→ **Stated exercise**
Wherever a line holds the string "this", copy that line.

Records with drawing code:
>> Start

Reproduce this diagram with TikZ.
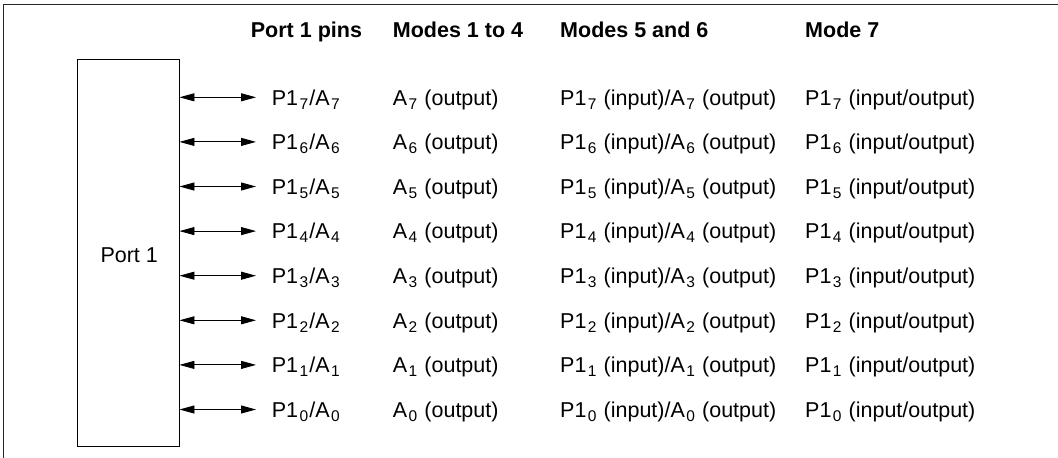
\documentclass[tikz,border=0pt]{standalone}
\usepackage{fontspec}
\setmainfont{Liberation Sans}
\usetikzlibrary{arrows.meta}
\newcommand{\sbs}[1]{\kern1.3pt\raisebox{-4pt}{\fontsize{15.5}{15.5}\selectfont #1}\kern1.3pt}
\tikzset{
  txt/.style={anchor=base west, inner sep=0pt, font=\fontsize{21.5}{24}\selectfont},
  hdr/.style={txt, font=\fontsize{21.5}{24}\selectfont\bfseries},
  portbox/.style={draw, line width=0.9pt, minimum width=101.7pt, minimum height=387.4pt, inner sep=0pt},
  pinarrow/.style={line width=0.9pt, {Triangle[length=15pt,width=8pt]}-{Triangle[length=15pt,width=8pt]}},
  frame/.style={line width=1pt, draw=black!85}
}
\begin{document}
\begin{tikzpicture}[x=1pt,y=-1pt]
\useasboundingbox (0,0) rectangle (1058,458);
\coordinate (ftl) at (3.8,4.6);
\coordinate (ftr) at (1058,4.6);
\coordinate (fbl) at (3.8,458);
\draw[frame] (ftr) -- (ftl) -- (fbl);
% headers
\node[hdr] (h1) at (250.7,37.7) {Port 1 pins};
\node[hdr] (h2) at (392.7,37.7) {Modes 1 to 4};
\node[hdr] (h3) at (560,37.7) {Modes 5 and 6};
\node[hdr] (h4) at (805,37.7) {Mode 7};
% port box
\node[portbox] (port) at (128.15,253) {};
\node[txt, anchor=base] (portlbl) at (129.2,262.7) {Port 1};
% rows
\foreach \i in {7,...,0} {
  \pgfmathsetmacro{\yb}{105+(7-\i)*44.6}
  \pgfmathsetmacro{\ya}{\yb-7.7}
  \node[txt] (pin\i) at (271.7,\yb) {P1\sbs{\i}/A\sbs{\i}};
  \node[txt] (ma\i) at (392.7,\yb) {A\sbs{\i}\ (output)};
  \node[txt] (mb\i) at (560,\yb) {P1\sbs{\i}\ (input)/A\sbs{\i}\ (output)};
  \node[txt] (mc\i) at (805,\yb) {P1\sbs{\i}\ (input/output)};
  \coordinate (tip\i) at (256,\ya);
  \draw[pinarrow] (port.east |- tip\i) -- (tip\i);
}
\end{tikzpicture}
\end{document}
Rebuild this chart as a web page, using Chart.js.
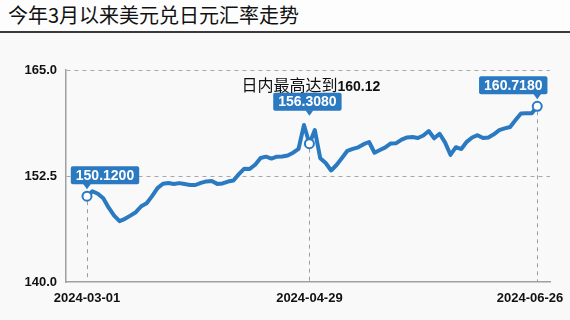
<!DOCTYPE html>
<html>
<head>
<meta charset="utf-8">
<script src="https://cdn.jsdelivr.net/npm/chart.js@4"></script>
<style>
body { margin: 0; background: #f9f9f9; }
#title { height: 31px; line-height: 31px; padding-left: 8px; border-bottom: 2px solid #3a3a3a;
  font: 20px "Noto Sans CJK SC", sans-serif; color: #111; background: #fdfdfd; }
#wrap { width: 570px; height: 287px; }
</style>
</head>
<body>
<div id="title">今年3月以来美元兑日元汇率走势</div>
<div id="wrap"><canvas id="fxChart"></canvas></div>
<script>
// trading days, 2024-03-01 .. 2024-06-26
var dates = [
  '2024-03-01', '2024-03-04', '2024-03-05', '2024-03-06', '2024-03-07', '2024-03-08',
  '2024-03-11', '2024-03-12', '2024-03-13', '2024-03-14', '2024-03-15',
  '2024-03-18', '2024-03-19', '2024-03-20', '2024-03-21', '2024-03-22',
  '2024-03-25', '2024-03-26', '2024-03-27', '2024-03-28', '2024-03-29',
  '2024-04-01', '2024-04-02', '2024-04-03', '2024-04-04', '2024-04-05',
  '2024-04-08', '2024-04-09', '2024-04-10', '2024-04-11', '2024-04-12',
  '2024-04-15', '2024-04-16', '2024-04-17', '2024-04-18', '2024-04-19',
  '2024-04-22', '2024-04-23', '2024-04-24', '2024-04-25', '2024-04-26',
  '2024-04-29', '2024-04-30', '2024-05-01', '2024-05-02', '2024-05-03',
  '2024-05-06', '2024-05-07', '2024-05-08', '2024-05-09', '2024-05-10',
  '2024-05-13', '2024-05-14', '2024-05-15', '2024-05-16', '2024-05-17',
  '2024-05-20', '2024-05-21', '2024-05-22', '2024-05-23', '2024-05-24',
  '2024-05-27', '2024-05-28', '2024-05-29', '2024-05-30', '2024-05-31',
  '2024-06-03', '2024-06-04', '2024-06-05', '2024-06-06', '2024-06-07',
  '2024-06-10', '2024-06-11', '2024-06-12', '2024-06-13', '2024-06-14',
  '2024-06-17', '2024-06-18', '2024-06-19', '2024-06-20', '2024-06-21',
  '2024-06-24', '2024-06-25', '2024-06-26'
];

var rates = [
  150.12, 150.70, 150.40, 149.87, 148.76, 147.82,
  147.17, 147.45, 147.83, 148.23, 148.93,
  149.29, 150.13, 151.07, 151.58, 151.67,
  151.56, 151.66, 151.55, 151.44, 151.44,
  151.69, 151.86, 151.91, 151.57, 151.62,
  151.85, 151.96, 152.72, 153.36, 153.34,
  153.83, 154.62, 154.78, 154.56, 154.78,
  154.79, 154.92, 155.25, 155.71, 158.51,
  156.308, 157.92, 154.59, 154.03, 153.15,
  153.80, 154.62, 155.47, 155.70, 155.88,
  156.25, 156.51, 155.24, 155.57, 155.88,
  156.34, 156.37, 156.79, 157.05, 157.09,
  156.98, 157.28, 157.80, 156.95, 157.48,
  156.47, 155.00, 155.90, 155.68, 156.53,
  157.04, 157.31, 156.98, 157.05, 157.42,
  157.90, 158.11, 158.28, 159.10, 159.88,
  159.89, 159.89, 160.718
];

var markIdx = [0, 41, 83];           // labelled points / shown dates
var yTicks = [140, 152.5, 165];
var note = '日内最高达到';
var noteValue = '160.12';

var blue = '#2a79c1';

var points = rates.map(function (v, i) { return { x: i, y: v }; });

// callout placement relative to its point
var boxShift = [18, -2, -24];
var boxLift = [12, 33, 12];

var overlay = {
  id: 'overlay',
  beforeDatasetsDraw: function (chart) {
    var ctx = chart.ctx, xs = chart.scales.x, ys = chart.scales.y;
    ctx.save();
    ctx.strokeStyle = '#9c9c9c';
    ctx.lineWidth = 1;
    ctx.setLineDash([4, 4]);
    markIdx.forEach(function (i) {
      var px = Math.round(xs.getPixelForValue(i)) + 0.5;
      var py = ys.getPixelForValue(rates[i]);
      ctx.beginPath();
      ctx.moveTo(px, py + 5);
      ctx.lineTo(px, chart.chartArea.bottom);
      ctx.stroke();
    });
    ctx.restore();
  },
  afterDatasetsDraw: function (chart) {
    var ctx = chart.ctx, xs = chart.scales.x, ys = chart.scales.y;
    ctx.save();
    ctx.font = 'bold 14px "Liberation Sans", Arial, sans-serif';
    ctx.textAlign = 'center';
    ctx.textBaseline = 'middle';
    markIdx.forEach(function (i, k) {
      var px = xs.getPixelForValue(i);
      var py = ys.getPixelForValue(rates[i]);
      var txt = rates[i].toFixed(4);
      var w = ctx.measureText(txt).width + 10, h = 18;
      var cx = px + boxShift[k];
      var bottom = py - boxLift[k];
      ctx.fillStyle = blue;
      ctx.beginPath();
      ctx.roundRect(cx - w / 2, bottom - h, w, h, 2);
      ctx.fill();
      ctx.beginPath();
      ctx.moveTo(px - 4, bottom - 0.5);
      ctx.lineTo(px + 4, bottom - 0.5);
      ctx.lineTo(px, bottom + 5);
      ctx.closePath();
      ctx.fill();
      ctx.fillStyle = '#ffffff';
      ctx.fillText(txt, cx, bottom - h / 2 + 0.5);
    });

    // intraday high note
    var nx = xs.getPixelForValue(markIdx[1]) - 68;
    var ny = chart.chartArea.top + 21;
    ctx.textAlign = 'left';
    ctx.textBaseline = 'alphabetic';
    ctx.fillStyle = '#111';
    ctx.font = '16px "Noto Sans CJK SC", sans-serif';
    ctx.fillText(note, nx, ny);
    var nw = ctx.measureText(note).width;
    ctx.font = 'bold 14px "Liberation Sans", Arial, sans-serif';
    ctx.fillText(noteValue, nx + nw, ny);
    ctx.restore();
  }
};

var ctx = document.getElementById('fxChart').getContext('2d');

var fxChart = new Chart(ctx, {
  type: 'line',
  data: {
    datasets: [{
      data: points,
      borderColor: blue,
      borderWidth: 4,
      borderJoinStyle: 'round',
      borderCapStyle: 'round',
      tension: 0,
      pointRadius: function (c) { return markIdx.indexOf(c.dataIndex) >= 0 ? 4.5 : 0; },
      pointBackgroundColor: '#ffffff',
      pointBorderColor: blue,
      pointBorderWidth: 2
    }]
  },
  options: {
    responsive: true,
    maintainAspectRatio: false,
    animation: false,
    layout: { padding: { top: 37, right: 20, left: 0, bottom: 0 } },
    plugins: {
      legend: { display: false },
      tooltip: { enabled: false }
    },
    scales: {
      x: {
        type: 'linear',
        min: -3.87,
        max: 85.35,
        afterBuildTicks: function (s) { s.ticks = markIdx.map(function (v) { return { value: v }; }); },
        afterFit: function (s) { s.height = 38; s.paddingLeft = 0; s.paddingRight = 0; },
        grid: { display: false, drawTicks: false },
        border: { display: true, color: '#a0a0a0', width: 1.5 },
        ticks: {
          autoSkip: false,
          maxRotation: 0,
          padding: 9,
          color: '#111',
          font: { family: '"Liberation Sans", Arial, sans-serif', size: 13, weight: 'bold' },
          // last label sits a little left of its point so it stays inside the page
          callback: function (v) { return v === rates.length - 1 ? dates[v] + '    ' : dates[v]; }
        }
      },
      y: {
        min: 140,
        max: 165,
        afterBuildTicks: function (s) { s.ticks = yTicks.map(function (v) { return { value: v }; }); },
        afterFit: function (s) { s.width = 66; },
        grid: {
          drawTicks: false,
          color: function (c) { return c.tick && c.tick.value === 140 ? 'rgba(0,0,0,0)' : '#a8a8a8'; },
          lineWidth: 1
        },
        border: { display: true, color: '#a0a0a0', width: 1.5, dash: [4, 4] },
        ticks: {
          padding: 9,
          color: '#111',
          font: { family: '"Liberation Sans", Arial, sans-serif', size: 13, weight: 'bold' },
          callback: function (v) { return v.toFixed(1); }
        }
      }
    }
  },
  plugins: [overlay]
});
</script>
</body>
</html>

>> End

→ **Result**
Reproduce this diagram with TikZ.
Rebuild this chart as a web page, using Chart.js.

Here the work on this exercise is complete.